# Start of Given material

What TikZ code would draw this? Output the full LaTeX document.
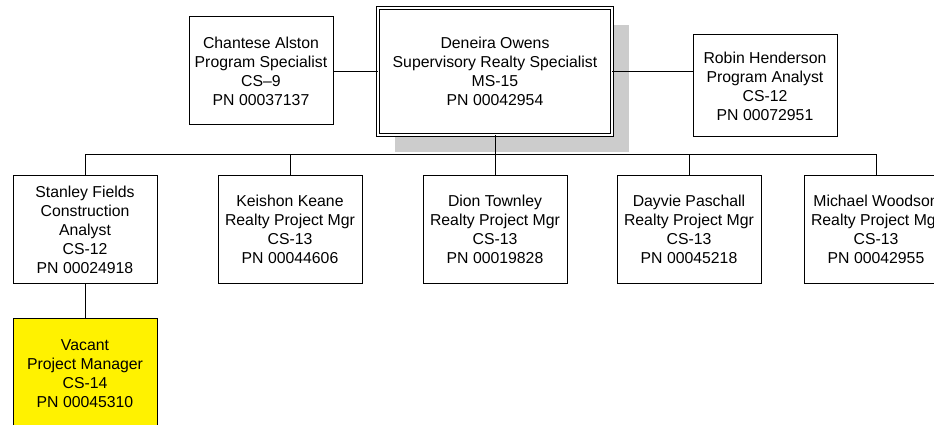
\documentclass[tikz,border=0pt]{standalone}
\usepackage{fontspec}
\setmainfont{Liberation Sans}
\usetikzlibrary{shadows}

\begin{document}
\begin{tikzpicture}[x=1pt,y=-1pt,
    post/.style={draw,line width=1pt,fill=white,align=center,inner sep=0pt,
      minimum width=144pt,minimum height=108pt,font=\fontsize{15.8}{19}\selectfont},
    head/.style={post,double,double distance=1.8pt,line width=0.7pt,
      minimum width=234pt,minimum height=127pt,
      drop shadow={shadow xshift=17pt,shadow yshift=-17pt,fill=black!20,opacity=1}},
    link/.style={line width=0.8pt}]
    \useasboundingbox (0,0) rectangle (934,425);

    \node[head] (ceo) at (495,71.5) {Deneira Owens\\Supervisory Realty Specialist\\MS-15\\PN 00042954};
    \node[post] (chantese) at (261,71) {Chantese Alston\\Program Specialist\\CS--9\\PN 00037137};
    \node[post,minimum height=102pt] (robin) at (765,86) {Robin Henderson\\Program Analyst\\CS-12\\PN 00072951};

    \node[post] (stanley) at (85,229.5) {Stanley Fields\\Construction\\Analyst\\CS-12\\PN 00024918};
    \node[post] (keishon) at (290,229.5) {Keishon Keane\\Realty Project Mgr\\CS-13\\PN 00044606};
    \node[post] (dion) at (495,229.5) {Dion Townley\\Realty Project Mgr\\CS-13\\PN 00019828};
    \node[post] (dayvie) at (689,229.5) {Dayvie Paschall\\Realty Project Mgr\\CS-13\\PN 00045218};
    \node[post] (michael) at (876,229.5) {Michael Woodson\\Realty Project Mgr\\CS-13\\PN 00042955};
    \node[post,fill=yellow,minimum height=112pt] (vacant) at (85,374) {Vacant\\Project Manager\\CS-14\\PN 00045310};

    \coordinate (bus) at (495,154);

    \draw[link] (chantese) -- (chantese -| ceo.west);
    \draw[link] (ceo.east) -- (ceo.east -| robin.west);
    \draw[link] (ceo) -- (bus);
    \foreach \n in {stanley,keishon,dion,dayvie,michael}
        \draw[link] (bus) -| (\n);
    \draw[link] (stanley) -- (vacant);
\end{tikzpicture}
\end{document}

# End of Given material

## Written instruction
Identify every line above that includes the word "draw", and show those lines.

## Expected answer
What TikZ code would draw this? Output the full LaTeX document.
    post/.style={draw,line width=1pt,fill=white,align=center,inner sep=0pt,
    \draw[link] (chantese) -- (chantese -| ceo.west);
    \draw[link] (ceo.east) -- (ceo.east -| robin.west);
    \draw[link] (ceo) -- (bus);
        \draw[link] (bus) -| (\n);
    \draw[link] (stanley) -- (vacant);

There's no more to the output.